How easily we forget this…

Yes, God does still speak. Sadly (for me) God does not use billboards, TV commercials or skywriting to communicate his messages.

God speaks most often in the stillness and devoted times of silence when we make LISTENING a priority.

Listen! Did you hear that?

It was God saying, “I love you and want you to be happy.”

 

– Abundant blessings;

23
Aug
16

Those chores!

Mopping-floor

“Rusty! Have you done your chores yet?!”

I can still hear my mother’s voice asking that bothersome question today… 46 years after she left us.

Because usually the answer was “No, mom.” Followed by the intentionally vague, yet somewhat promising-sounding, “In a minute.”

My chores back then were simple. Those on the “daily” list were: Take out the trash. Make my bed. Clean my room. Feed the dog. The weekly tasks were a little bigger and more demanding; mowing the grass and shining the shoes, for example.

I used to hate chores. They cramped my style. They cut into my free, unfettered time of idleness. They cost me valuable energy and were not fun. The sound of the word itself is grating; “chore” sounds exactly like “bore” and inspires me to do nothing but “ignore.”

Isn’t it interesting how a few decades of time and life experience can change things?

Because today I must confess: I have a whole list of them and I LOVE my chores!

Besides the normal waking up and getting rolling duties (which become more like chores with each new birthday), I am responsible for making coffee, walking the dog, giving the dog her pills, feeding her, watering the porch plants and the tree out front, and watering the transplanted bush, hanging plant, and also the basil plants in back. On Thursdays, add to that list collecting and taking out the trash, on Fridays, watering the houseplants, and now and then emptying the dishwasher.

And that doesn’t even count weekly mowing, trimming, and weed pulling in the yard!

My chores fill me with a real sense of purpose and accomplishment. They make me feel like a valuable, contributing member of the household team. Dried up, dead plants and a tubby puppy would be the result of me slacking on my chores… neither of which would be good.

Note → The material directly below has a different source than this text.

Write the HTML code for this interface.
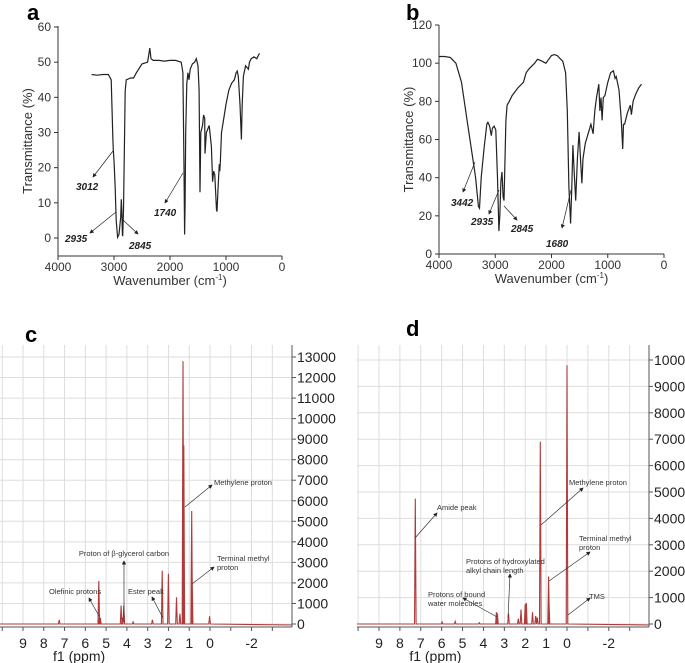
<!DOCTYPE html>
<html><head><meta charset="utf-8"><style>
body{margin:0;background:#fff}
svg{display:block;font-family:"Liberation Sans",sans-serif}
</style></head><body>
<svg id="fig" width="685" height="663" viewBox="0 0 685 663">
<defs><marker id="ah" markerWidth="6" markerHeight="6" refX="5" refY="3" orient="auto"><path d="M0,0L6,3L0,6z" fill="#222"/></marker></defs>
<g id="ga"></g>
<g id="gb"></g>
<g id="gc"></g>
<g id="gd"></g>
</svg>
<script>
// IR panel a data
const irAWave=[3400,3300,3200,3100,3050,3020,3012,3000,2980,2960,2935,2910,2880,2870,2860,2850,2845,2830,2810,2800,2780,2700,2650,2600,2500,2400,2360,2340,2300,2200,2100,2000,1900,1800,1770,1750,1740,1730,1720,1700,1680,1660,1640,1600,1560,1530,1500,1480,1465,1450,1420,1400,1380,1375,1350,1300,1260,1240,1220,1200,1170,1160,1140,1120,1110,1100,1080,1050,1000,950,900,850,820,800,780,750,725,710,690,650,600,580,550,500,450,420,400];
const irATrans=[46.5,46.3,46.5,46.5,45,28,25,22,15,5,0.2,1,6,11,8,1,0.5,8,30,42,45,45.5,45.5,47,49.5,50,54,51,50.5,50.5,50.3,50.5,50.5,50,47,20,1,10,30,44,47,45,48,49.5,50,51,49,42,13,30,32,35,34,24,30,32,26,16,19,18,8,7.5,15,21,19,22,30,33,38,42,44,45,47,47.5,46,38,28,38,46,49,48,50,51,51.5,51,52,52.5];
// IR panel b data
const irBWave=[4000,3900,3800,3700,3600,3500,3400,3350,3300,3280,3250,3200,3150,3130,3100,3070,3050,3020,2990,2960,2935,2920,2900,2880,2860,2845,2830,2810,2790,2750,2700,2600,2500,2450,2400,2300,2250,2200,2100,2050,2000,1950,1900,1800,1750,1720,1690,1660,1640,1620,1600,1570,1540,1510,1480,1460,1440,1400,1350,1300,1260,1230,1200,1160,1140,1120,1100,1080,1050,1000,950,900,870,850,800,760,735,720,700,650,600,580,550,500,450,400];
const irBTrans=[103.5,103.5,103,100,90,70,50,40,25,24,40,55,68,69,67,62,66,67,65,40,12,20,38,43,30,28,45,70,78,80,83,87,90,95,97,100,102,101.5,100,102,104,104.5,104,101,95,75,35,16,35,57,45,28,50,64,47,37,50,58,63,68,63,75,82,89,75,82,70,82,83,90,95,96,92,93,86,70,55,68,68,74,78,73,80,84,87,89];
const irATicksY=[0,10,20,30,40,50,60];
const irBTicksY=[0,20,40,60,80,100,120];
const irTicksX=[4000,3000,2000,1000,0];
// NMR c data
const nmrCPpm=[7.26,5.35,5.32,5.28,4.28,4.22,4.15,3.7,2.77,2.30,2.0,1.61,1.45,1.30,1.26,0.88,0.86,0.02];
const nmrCInt=[200,2100,350,300,900,300,900,100,200,2600,2450,1300,500,12800,8700,5500,2500,380];
// NMR d data
const nmrDPpm=[7.26,5.98,5.35,4.2,3.38,3.33,2.80,2.33,2.2,2.0,1.95,1.65,1.5,1.42,1.28,0.88,0.86,0.0];
const nmrDInt=[4750,80,100,50,450,400,400,200,550,750,800,450,300,250,6900,1800,800,9800];
const nmrTicksX=[9,8,7,6,5,4,3,2,1,0,-2];
const nmrCTicksY=[0,1000,2000,3000,4000,5000,6000,7000,8000,9000,10000,11000,12000,13000];
const nmrDTicksY=[0,1000,2000,3000,4000,5000,6000,7000,8000,9000,10000];

const NS="http://www.w3.org/2000/svg";
function mk(p,t,a,txt){const e=document.createElementNS(NS,t);for(const k in a)e.setAttribute(k,a[k]);if(txt!==undefined)e.textContent=txt;p.appendChild(e);return e;}
function lin(d0,d1,r0,r1){return v=>r0+(v-d0)*(r1-r0)/(d1-d0);}

function irPanel(g,letter,lx,ly,wave,trans,ticksY,xs,ys,x0,x1,y0,y1,ann){
  let t=mk(g,'text',{x:lx,y:ly,'font-size':22,'font-weight':'bold'},letter);
  
  
  let ax=mk(g,'path',{d:`M${x0},${y1}V${y0}H${x1}`,stroke:'#333',fill:'none','stroke-width':1});
  
  
  ticksY.forEach(v=>{mk(g,'line',{x1:x0-4,x2:x0,y1:ys(v),y2:ys(v),stroke:'#333'});
    let l=mk(g,'text',{x:x0-7,y:ys(v)+4,'font-size':12,'text-anchor':'end',fill:'#333'},v);
    
    });
  irTicksX.forEach(v=>{mk(g,'line',{x1:xs(v),x2:xs(v),y1:y0,y2:y0+4,stroke:'#333'});
    let l=mk(g,'text',{x:xs(v),y:y0+15,'font-size':12,'text-anchor':'middle',fill:'#333'},v);
    
    });
  let xt=mk(g,'text',{x:(x0+x1)/2,y:y0+29,'font-size':13,'text-anchor':'middle',fill:'#333'});
  xt.innerHTML='Wavenumber (cm<tspan dy="-5" font-size="8">-1</tspan><tspan dy="5">)</tspan>';
  
  
  let cy=(y0+y1)/2;
  let yt=mk(g,'text',{x:x0-26,y:cy,'font-size':13,'text-anchor':'middle',fill:'#333',transform:`rotate(-90 ${x0-26} ${cy})`},'Transmittance (%)');
  
  
  let d=wave.map((w,i)=>(i?'L':'M')+xs(w).toFixed(1)+','+ys(trans[i]).toFixed(1)).join('');
  let s=mk(g,'path',{d,fill:'none',stroke:'#222','stroke-width':1.2});
  
  
  ann.forEach(a=>{mk(g,'line',{x1:a[2],y1:a[3],x2:a[4],y2:a[5],stroke:'#222','stroke-width':0.7,'marker-end':'url(#ah)'});
    let l=mk(g,'text',{x:a[0],y:a[1],'font-size':10,'font-weight':'bold','font-style':'italic',fill:'#222'},a[6]);
    
    });
}
irPanel(document.getElementById('ga'),'a',27,20,irAWave,irATrans,irATicksY,lin(4000,0,58,282),lin(0,60,238,27),58,282,256,26,
 [[76,190,113,151,93,177,'3012'],[65,242,116,212,90,233,'2935'],[129,249,123,220,138,234,'2845'],[154,216,183,173,165,203,'1740']]);
irPanel(document.getElementById('gb'),'b',406,20,irBWave,irBTrans,irBTicksY,lin(4000,0,439,664),lin(0,120,254,25),439,664,254,25,
 [[451,206,475,162,463,192,'3442'],[471,225,499,190,489,214,'2935'],[511,232,504,206,517,220,'2845'],[546,247,571,190,562,228,'1680']]);

function nmrPanel(g,letter,lx,ly,ppm,inten,ticksY,xs,ys,pl,pr,pt,pb,ann){
  let t=mk(g,'text',{x:lx,y:ly,'font-size':22,'font-weight':'bold'},letter);
  
  
  for(let p=10;p>=-4;p--){let x=xs(p);if(x>pl&&x<pr)mk(g,'line',{x1:x,x2:x,y1:pt,y2:pb,stroke:'#ddd','stroke-width':1});
    if(x>pl&&x<pr)mk(g,'line',{x1:x,x2:x,y1:pb+3,y2:pb+7,stroke:'#555'});}
  ticksY.forEach(v=>{mk(g,'line',{x1:pl,x2:pr,y1:ys(v),y2:ys(v),stroke:'#ddd'});
    mk(g,'line',{x1:pr,x2:pr+4,y1:ys(v),y2:ys(v),stroke:'#555'});
    let l=mk(g,'text',{x:pr+5,y:ys(v)+5,'font-size':14,fill:'#222'},v);
    
    });
  mk(g,'line',{x1:pr,x2:pr,y1:pt,y2:pb+3,stroke:'#555'});
  mk(g,'line',{x1:pl,x2:pr,y1:pb+3,y2:pb+3,stroke:'#555'});
  nmrTicksX.forEach(v=>{let l=mk(g,'text',{x:xs(v),y:pb+24,'font-size':14,'text-anchor':'middle',fill:'#222'},v);
    
    });
  let xt=mk(g,'text',{x:xs(6.3),y:pb+37,'font-size':14,'text-anchor':'middle',fill:'#222'},'f1 (ppm)');
  
  
  let base=ys(0);
  let d=`M${pl},${base}`;
  const order=ppm.map((p,i)=>i).sort((a,b)=>ppm[b]-ppm[a]);
  order.forEach(i=>{let x=xs(ppm[i]);d+=`L${(x-0.8).toFixed(1)},${base}L${x.toFixed(1)},${ys(inten[i]).toFixed(1)}L${(x+0.8).toFixed(1)},${base}`;});
  d+=`L${pr},${base+1}`;
  let s=mk(g,'path',{d,fill:'none',stroke:'#b03a3a','stroke-width':1.1});
  
  
  ann.forEach(a=>{mk(g,'line',{x1:a[0],y1:a[1],x2:a[2],y2:a[3],stroke:'#333','stroke-width':0.7,'marker-end':'url(#ah)'});
    a[4].forEach((s,k)=>{let l=mk(g,'text',{x:a[5],y:a[6]+k*9,'font-size':7.5,fill:'#333','text-anchor':a[7]||'start'},s);
      
      });});
}
nmrPanel(document.getElementById('gc'),'c',25,342,nmrCPpm,nmrCInt,nmrCTicksY,lin(9,0,23,210),lin(0,13000,624,357),0,292,345,624,
 [[185,507,212,485,['Methylene proton'],214,485],[192,584,214,567,['Terminal methyl','proton'],217,561],
  [124,622,124,561,['Proton of β-glycerol carbon'],124,556,'middle'],[163,618,152,597,['Ester peak'],128,594],[99,616,89,598,['Olefinic protons'],49,594]]);
nmrPanel(document.getElementById('gd'),'d',406,336,nmrDPpm,nmrDInt,nmrDTicksY,lin(9,0,379,567),lin(0,10000,624,360),357,649,345,624,
 [[541,525,583,488,['Methylene proton'],569,485],[415,538,437,513,['Amide peak'],437,510],[549,581,590,552,['Terminal methyl','proton'],579,541],
  [508,618,510,574,['Protons of hydroxylated','alkyl chain length'],466,564],[497,617,463,598,['Protons of bound','water molecules'],428,597],[568,615,590,598,['TMS'],589,599]]);
</script>
</body></html>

But for all of the vital, necessary, “meaning-giving” purposes they serve, it dawned on me recently that my chores can also work against me. It occurred to me that my beloved chores can serve as a benevolent barrier to doing the quiet “soul work” that I need to do.

To shamelessly steal Stephen Covey’s categories, chores are urgent. They call for one’s attention and energy RIGHT NOW. They must be done! Soul work – on the other hand – is not urgent. It does not come screaming for my attention.

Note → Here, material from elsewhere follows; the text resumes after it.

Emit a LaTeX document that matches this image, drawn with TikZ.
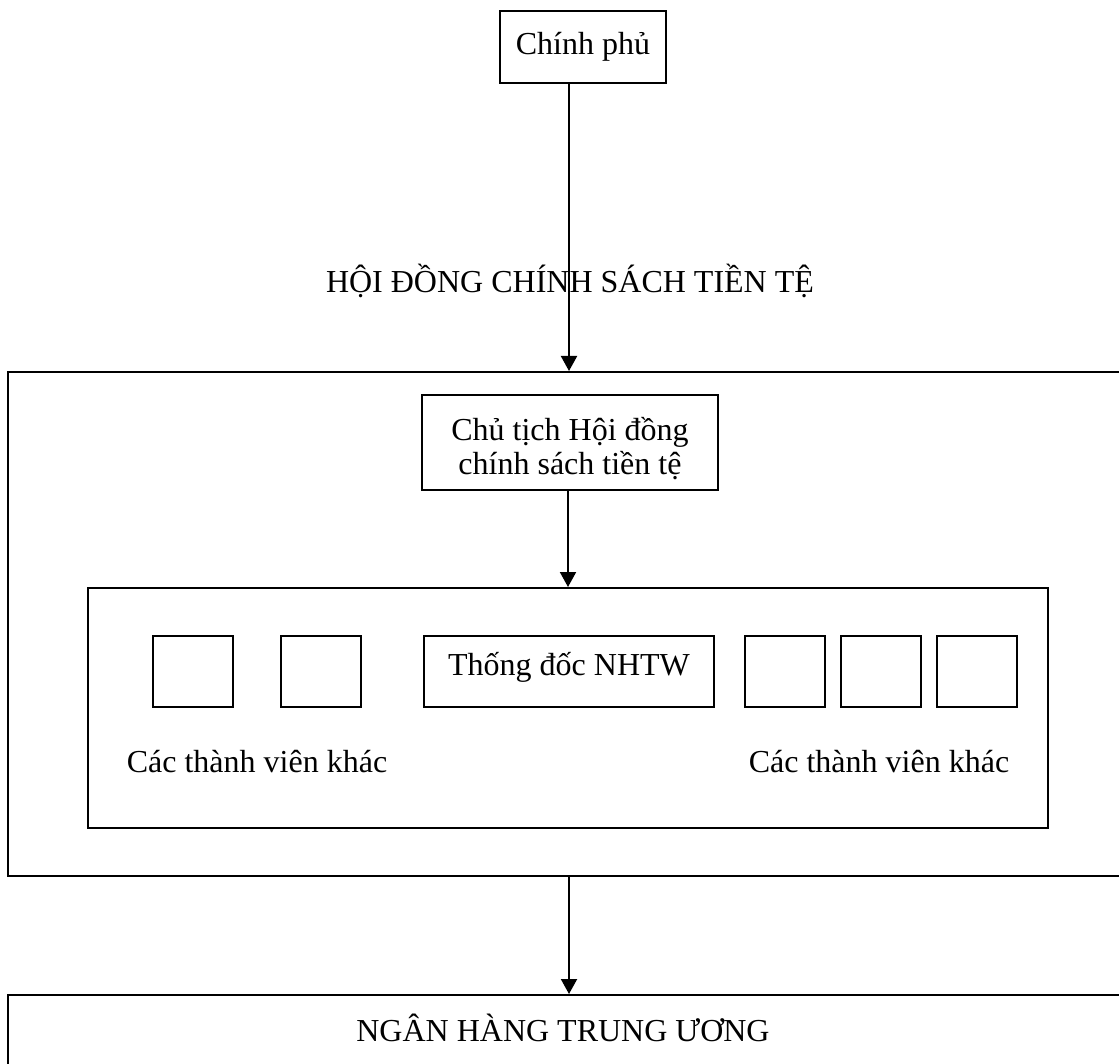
\documentclass[tikz,border=0pt]{standalone}
\usepackage{fontspec}
\setmainfont{Liberation Serif}
\usetikzlibrary{arrows.meta}

\tikzset{
  box/.style={draw, line width=2pt, inner sep=0pt, align=center},
  arr/.style={-{Triangle[length=15pt,width=16pt]}, line width=2pt},
  lbl/.style={inner sep=0pt, anchor=base},
}

\begin{document}
\begin{tikzpicture}[x=1pt, y=-1pt, font=\fontsize{32}{34}\selectfont]
  \useasboundingbox (0,0) rectangle (1119,1064);
  \clip (0,0) rectangle (1119,1064);

  % government
  \node[box, minimum width=166pt, minimum height=72pt] (cp) at (583,47) {Chính phủ};
  \node[lbl] (hdtitle) at (570,293) {HỘI ĐỒNG CHÍNH SÁCH TIỀN TỆ};

  % council (outer and inner frames)
  \node[box, minimum width=1122pt, minimum height=504pt] (hd) at (569,624) {};
  \node[box, minimum width=296pt, minimum height=95pt] (ct) at (570,442.5) {};
  \node[align=center, inner sep=0pt] (cttext) at (570,449) {Chủ tịch Hội đồng\\chính sách tiền tệ};
  \node[box, minimum width=960pt, minimum height=240pt] (tv) at (568,708) {};

  % members
  \node[box, minimum width=290pt, minimum height=71pt] (td) at (569,671.5) {};
  \node[lbl] (tdtext) at (569,675) {Thống đốc NHTW};
  \foreach \n/\x in {m1/193, m2/321, m3/785, m4/881, m5/977}
    \node[box, minimum width=80pt, minimum height=71pt] (\n) at (\x,671.5) {};
  \node[lbl] (khac1) at (257,772) {Các thành viên khác};
  \node[lbl] (khac2) at (879,772) {Các thành viên khác};

  % central bank
  \node[box, minimum width=1122pt, minimum height=140pt] (nh) at (569,1065) {};
  \node[lbl] (nhtext) at (563,1041) {NGÂN HÀNG TRUNG ƯƠNG};

  % arrows
  \draw[arr] (cp.south -| hd.north) -- (hd.north);
  \draw[arr] (ct.south -| tv.north) -- (tv.north);
  \draw[arr] (hd.south) -- (nh.north);
\end{tikzpicture}
\end{document}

Of course when you hold the two up to the light and compare them, anyone can see that an hour spent in the yard, pulling up weeds, edging around the side of the house, or mowing is a LOT more productive than quietly meditating in the chair in my office, reading the Bible, or writing a blog post.

My chores produce a visible residue of effort… something that can be pointed to with pride as clear evidence of one’s value. Especially when you bag the clippings!

Time spent tending the interior landscape produces no such pile of evidence. It happens quietly and sweatlessly. Its work is hidden from view… locked away in the intricate crevices of the infinite interior. Its results emerge slowly and gradually… almost imperceptibly.

Soul work is certainly not urgent. It is, however, important.

And it seems the more anxious I am… the more eagerly I feel the need to have my worth validated by YOU, the more readily I am drawn away from soul work and toward my chores. Away from the important and toward the urgent.

Dear Lord, today help me discern more clearly between the urgent demands on my life and those that are important… those that feed the eternal dimensions of my soul and those that deal only with matters of the surface.

Because the world will certainly survive a slightly shabby lawn. But it may not survive a whole collection of shabby souls.